I must admit that people around me are starting to show an increasing interest in multi-process Firefox and so, I’ve decided to further document the electrolysis project herein.
The electrolysis project ?
Electrolysis is the working name of a Mozilla project which goal is to re-arch good old single-process Firefox into a multi-process one. The idea’s been around for some time now, all the more so since competitors like Google and Microsoft have released multi-process versions of their browsers! Currently, there is going to be three types of concurrent processes :
- The main browser process (called the “chrome process”)
- Plugins processes (called “plugin processes”)
- Web content and script processes (called “content processes”)
And why are we moving toward multi-process browsers ? Because there are several benefits associated with it :
Generally, plugins are a potential threat to browsers integrity. In the single-process case, they can load themselves into the main address space and exploit weak entry points by, say, calling functions with forged string arguments. With multi-process electrolysis, though, each plugin gets loaded into its own process (with its own address space) and is considered “untrusted” process. Those “plugin processes” have to communicate with the main browser process through IPDL, an inter-process/thread communication protocol language developed by Mozilla. Thus, most of exploit/attack attempts from plugins are more easily caugth. When caugth (Or in fact, when any IPDL protocol error is detected), we just shutdown the plugin process.

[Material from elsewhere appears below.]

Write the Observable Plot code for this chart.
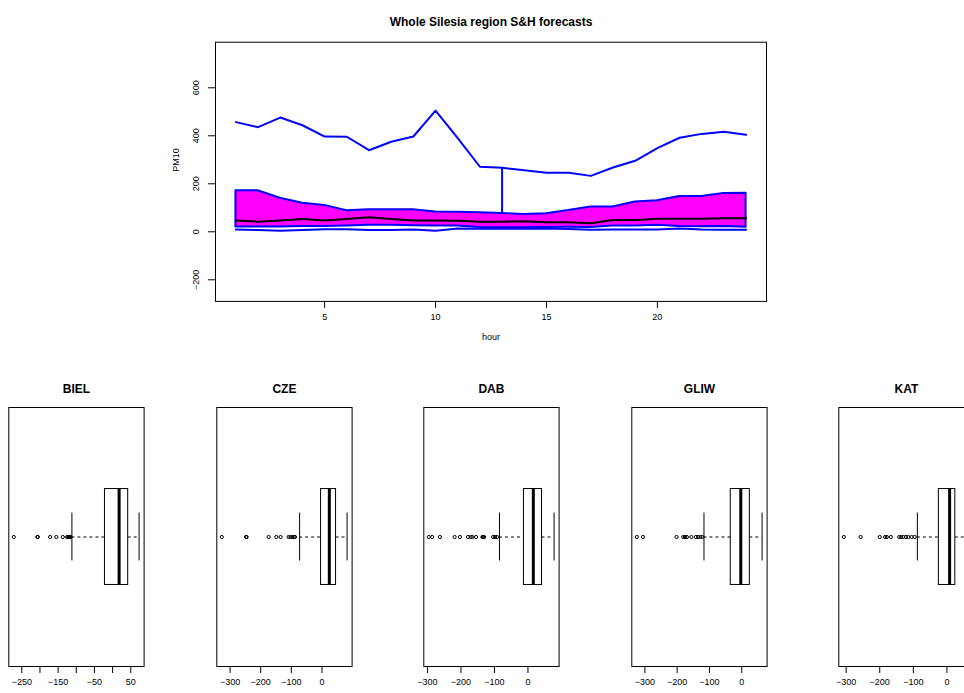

Regular web content and malicious scripts may just as well do harm to the system. Thus, each tab you open in the browser is going to load and run its web content in separate “content processes”, also considered “untrusted”, thus leading to all the above-mentioned security advantages.
But IPDL is not the only security feature that’s added to electrolysis. In fact, multiprocess Firefox will also implement sandboxing to keep untrusted processes from accessing some system resources/features.
Since we’re seeing more and more multi-processor/multi-cores CPU coming to the market nowadays, it is very likely that this chrome/content/plugin process separation will greatly increase general performance. In fact, multi-process software are well-suited for multi-CPU/multi-cores systems and therefore, each process can be separately run on a single CPU.
Formerly, with single-process Firefox, if some web content happened to crash, the whole Firefox process would crash. This will not be the case any more with multi-process Firefox. Because every web content/plugin will run in its own process and address space, crashes caused by some scripts/plugins/content on some web site will only affect the associated browser tabs, thus letting the user browse other web sites normally. This is an important breakthrough for increased Firefox stability and, because the “chrome” process (the main Firefox “default” process) is self-contained and well-tested, the rate of main process crashes should drop near 0.
UI responsiveness is an important aspect of every user’s browsing experience, especially on mobile devices. UI responsiveness could be simply defined as the time elapsed between, say, a click from the user and the associated visual feedback from the UI. In the browser world, UI responsiveness is especially important when panning the content area around. The user wants to feel he’s really manipulating the content in realtime. In Firefox, the main “chrome” process is responsible of all the UI stuff. So, having all the UI-related management isolated into a single trusted process will surely increase the browser’s responsiveness.